Variety have announced a new project from Zhang Yimou, director of Hero and House of Flying Daggers. They call it Amazing Tales – Three Guns and describe it as having two separate parts, one a thriller and the other a comedy. It's hard to not suspect this is the result of a bad translation and simply, the film is to be a comedy-thriller or, as we might say, one part comedy, one part thriller, just mixed parts.
Here's the bizarre bit, though. Monkey Peaches are reporting a rumor that the film is a remake of Blood Simple. Very, very odd.
The exceptional and distinguished Blood Simple, in case you haven't seen it, was the first feature by Joel and Ethan Coen and pretty much set out their most played pieces out on the chessboard. There are double crosses, illicit affairs and a post modern melange of noir tropes. In just this film and their next, the delirious screwball comedy Raising Arizona, you can pretty much see the entire Coens film catalog] in embryo.
The Monkey Peaches report makes it sound like the new project has taken the Blood Simple plot and relocated it in both space and time. It seems that they're hoping for some martial arts in there too, which the Coens certainly didn't include.
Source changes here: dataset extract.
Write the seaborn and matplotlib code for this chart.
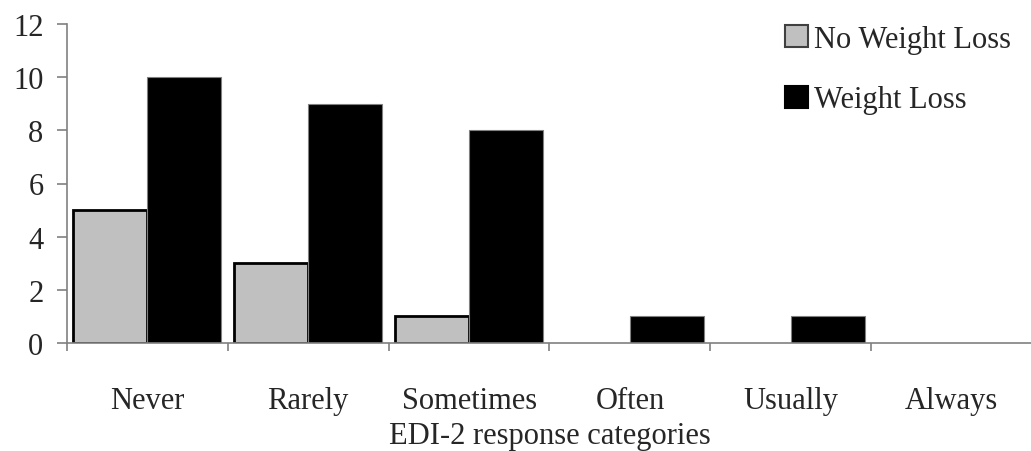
import matplotlib
matplotlib.use("Agg")
import matplotlib.pyplot as plt
import seaborn as sns
import pandas as pd
import numpy as np

categories = ["Never", "Rarely", "Sometimes", "Often", "Usually", "Always"]
no_weight_loss = [5, 3, 1, 0, 0, 0]
weight_loss = [10, 9, 8, 1, 1, 0]
series_names = ["No Weight Loss", "Weight Loss"]

df = pd.DataFrame({
    "category": categories * 2,
    "count": no_weight_loss + weight_loss,
    "group": [series_names[0]] * len(categories) + [series_names[1]] * len(categories),
})

sns.set_style("white")
plt.rcParams["font.family"] = ["Liberation Serif", "DejaVu Serif"]

FS = 22

fig = plt.figure(figsize=(10.31, 4.52), dpi=100)
ax = fig.add_axes([67 / 1031, 108 / 452, 965 / 1031, 319 / 452])

sns.barplot(data=df, x="category", y="count", hue="group", order=categories,
            hue_order=series_names, palette=["#C0C0C0", "#000000"],
            width=0.92, saturation=1, ax=ax, legend=True)

# outline styling: grey bars get a black rim, black bars a thin grey one;
# empty bars get no outline at all
n = len(categories)
for i, p in enumerate(ax.patches[:2 * n]):
    if i < n:
        p.set_edgecolor("black")
        p.set_linewidth(2.0)
    else:
        p.set_edgecolor("#808080")
        p.set_linewidth(0.8)
    if p.get_height() == 0:
        p.set_linewidth(0)

ax.set_xlim(-0.5, n - 0.5)
ax.set_ylim(0, 12)
ax.set_yticks(np.arange(0, 13, 2))

# category labels centred, tick marks on the boundaries
ax.set_xticks(np.arange(n))
ax.set_xticklabels(categories)
ax.set_xticks(np.arange(-0.5, n, 1.0), minor=True)
ax.tick_params(axis="x", which="major", bottom=True, length=0, pad=31, labelsize=FS)
ax.tick_params(axis="x", which="minor", bottom=True, length=6, width=1.2,
               color="#808080", direction="out")
ax.tick_params(axis="y", which="major", left=True, length=7, width=1.2,
               color="#808080", direction="out", pad=10, labelsize=FS)

for side in ["top", "right"]:
    ax.spines[side].set_visible(False)
for side in ["left", "bottom"]:
    ax.spines[side].set_color("#808080")
    ax.spines[side].set_linewidth(1.2)

ax.set_xlabel("EDI-2 response categories", fontsize=FS, labelpad=4)
ax.set_ylabel("")

handles, labels = ax.get_legend_handles_labels()
for h in handles:
    h.set_linewidth(1.5)
handles[0].set_edgecolor("#404040")
handles[1].set_edgecolor("black")
ax.legend(handles, labels, loc="upper left", bbox_to_anchor=(0.744, 0.997),
          frameon=False, fontsize=FS, labelspacing=1.03, handlelength=0.75,
          handleheight=0.75, handletextpad=0.2, borderaxespad=0, borderpad=0)

fig.savefig("out.png", dpi=100)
The site appears to have contacted Zhang Welping, the film's producer, but he wouldn't commit to either a full denial or confirmation. Instead, the best Monkey Peaches could attribute to him is that it was "possible" that the film was based upon "a Hollywood movie".
Remakes are controversial at the best of times, but I suspect this one sounds more palatable than most, spiced by the big changes necessary. Personally, I think nothing is sacred and anything stands to be done over and the resulting remake need only be judged once it is finished, even when the original is a film I love as much as those by the Coens'.
It was previously reported that Zhang Yimou would next be making a film about the Nanking Massacre, based upon a novel by Yan Geling. Unless I'm very much mistaken, a previous novel by Geling was adapted into a screenplay by Ang Lee so, from my limited vantage point on Chinese Culture, she appears to be a not insignificant writer. I'm hopeful we'll also get to see that project come to fruition one day.